Hi, the hyperparameters you listed in the config look the same as what we used, except for the per_device_train_batch_size and gradient_accumulation_steps, but it may not affect much since the global batch size is the same. We used the alignment-handbook to train the Conifer models, which enabled packing=True as its default setting. I'm not sure if this setting will affect the final performance.

X1AOX1A commented 2 days ago

Thanks for your response. I think there are two key differences between our implementations:

  1. Codebase.

  2. ShareGPT53K Dataset: I attempted to use the ShareGPT53K dataset as referenced in the README. However, after applying the filtering steps using the official code, I ended up with approximately 90K data samples. As a result, I opted to use the cleaned ShareGPT58K dataset from this repository.

To confirm if the difference stems from dataset processing, could you kindly share the exact cleaning script to obtain the ShareGPT53K dataset?

moyu-hrsun commented 13 hours ago

The ShareGPT 53K dataset is sampled from anon8231489123/ShareGPT_Vicuna_unfiltered, and we filter out the non-English instances using fastText toolkit (you can obtain the model from here).

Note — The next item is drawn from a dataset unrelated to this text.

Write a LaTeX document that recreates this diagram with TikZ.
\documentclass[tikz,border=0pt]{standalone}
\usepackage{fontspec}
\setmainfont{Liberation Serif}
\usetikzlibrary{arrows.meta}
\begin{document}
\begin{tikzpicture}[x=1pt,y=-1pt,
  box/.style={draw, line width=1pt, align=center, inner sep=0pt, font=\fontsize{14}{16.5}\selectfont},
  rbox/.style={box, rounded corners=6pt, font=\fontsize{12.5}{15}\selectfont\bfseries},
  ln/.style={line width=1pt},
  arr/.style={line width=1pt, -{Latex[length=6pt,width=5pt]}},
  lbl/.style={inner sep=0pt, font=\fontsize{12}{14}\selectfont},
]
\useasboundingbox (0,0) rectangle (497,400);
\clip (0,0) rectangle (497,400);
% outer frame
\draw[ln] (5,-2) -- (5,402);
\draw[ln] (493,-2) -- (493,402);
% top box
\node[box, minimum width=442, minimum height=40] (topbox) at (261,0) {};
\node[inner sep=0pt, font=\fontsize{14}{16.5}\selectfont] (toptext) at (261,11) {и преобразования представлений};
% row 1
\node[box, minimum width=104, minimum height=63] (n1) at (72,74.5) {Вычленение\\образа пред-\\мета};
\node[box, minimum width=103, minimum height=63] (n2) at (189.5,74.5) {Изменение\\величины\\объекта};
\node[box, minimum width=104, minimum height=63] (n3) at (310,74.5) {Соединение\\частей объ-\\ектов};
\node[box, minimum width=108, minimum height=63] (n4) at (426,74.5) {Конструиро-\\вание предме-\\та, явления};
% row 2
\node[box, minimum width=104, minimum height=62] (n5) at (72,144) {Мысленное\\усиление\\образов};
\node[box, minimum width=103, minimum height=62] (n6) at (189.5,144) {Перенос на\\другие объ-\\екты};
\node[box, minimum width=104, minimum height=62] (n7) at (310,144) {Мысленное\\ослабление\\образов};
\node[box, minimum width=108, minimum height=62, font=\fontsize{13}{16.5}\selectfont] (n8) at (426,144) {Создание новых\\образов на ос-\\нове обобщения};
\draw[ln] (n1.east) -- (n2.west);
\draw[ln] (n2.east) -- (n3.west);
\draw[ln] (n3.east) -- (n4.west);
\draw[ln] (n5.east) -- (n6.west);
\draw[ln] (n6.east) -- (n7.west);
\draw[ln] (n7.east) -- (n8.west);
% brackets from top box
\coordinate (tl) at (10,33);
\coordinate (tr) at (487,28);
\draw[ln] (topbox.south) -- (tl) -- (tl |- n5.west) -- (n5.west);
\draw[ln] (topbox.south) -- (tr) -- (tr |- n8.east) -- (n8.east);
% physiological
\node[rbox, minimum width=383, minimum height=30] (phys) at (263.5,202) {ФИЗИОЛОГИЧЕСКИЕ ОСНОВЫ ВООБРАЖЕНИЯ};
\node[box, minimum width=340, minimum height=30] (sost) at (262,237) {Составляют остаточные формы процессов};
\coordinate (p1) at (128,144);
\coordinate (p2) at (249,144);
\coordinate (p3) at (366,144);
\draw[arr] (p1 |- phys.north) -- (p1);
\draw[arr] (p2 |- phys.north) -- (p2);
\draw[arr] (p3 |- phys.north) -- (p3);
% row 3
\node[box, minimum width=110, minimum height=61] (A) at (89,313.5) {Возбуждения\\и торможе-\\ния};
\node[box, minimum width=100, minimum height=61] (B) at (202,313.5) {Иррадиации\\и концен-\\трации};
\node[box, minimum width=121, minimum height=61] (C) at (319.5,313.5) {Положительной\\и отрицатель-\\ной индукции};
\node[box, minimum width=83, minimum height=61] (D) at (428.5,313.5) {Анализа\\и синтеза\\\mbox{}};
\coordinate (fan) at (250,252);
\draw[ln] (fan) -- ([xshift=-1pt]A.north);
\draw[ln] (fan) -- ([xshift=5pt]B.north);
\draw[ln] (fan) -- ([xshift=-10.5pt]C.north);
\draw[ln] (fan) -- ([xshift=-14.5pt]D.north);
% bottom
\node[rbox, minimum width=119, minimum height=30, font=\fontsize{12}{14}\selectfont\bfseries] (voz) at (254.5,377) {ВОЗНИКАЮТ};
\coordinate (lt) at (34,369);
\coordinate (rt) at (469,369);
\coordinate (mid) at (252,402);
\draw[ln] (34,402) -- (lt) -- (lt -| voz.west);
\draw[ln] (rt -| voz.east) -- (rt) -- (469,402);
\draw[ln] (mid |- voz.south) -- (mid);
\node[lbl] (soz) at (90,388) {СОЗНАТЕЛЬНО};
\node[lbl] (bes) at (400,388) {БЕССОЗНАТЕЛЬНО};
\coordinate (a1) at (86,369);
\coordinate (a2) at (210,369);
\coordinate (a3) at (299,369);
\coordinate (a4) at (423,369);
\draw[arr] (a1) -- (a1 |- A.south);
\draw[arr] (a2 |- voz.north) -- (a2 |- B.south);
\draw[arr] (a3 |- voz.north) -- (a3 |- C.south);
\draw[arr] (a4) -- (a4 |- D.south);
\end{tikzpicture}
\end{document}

Here is a reproduced script to do something similar:

import json
import fasttext
import pandas as pd
import random

data_path = "./ShareGPT_V3_unfiltered_cleaned_split_no_imsorry.json"
model_path = "./lid.176.bin" # The fastText model

with open(data_path, 'r') as f:
    data = json.load(f)

model = fasttext.load_model(model_path)

messages = []

for sample in data:
    conversations = sample.get('conversations', [])
    if not conversations:
        continue

    temp_message = []

    for conv in conversations:
        role = 'user' if conv['from'] == 'human' else 'assistant'
        temp_message.append({'role': role, 'content': conv['value']})

    # chat format
    if len(temp_message) % 2 != 0:
        continue
    valid_conversation = all(
        (i % 2 == 0 and mes['role'] == 'user') or (i % 2 != 0 and mes['role'] == 'assistant')
        for i, mes in enumerate(temp_message)
    )
    if not valid_conversation:
        continue

    # language checking
    full_sentence = " ".join(mes['content'].replace('\n', ' ') for mes in temp_message)
    lang_label, lang_confidence = model.predict(full_sentence)
    if lang_label[0] != '__label__en' or lang_confidence[0] < 0.6:
        continue

    messages.append({'id': sample['id'], 'messages': temp_message})

random.seed(42)
random.shuffle(messages)

df = pd.DataFrame(messages, columns=['id', 'messages'])
print(df)
# save
df.to_parquet("./data/train.parquet")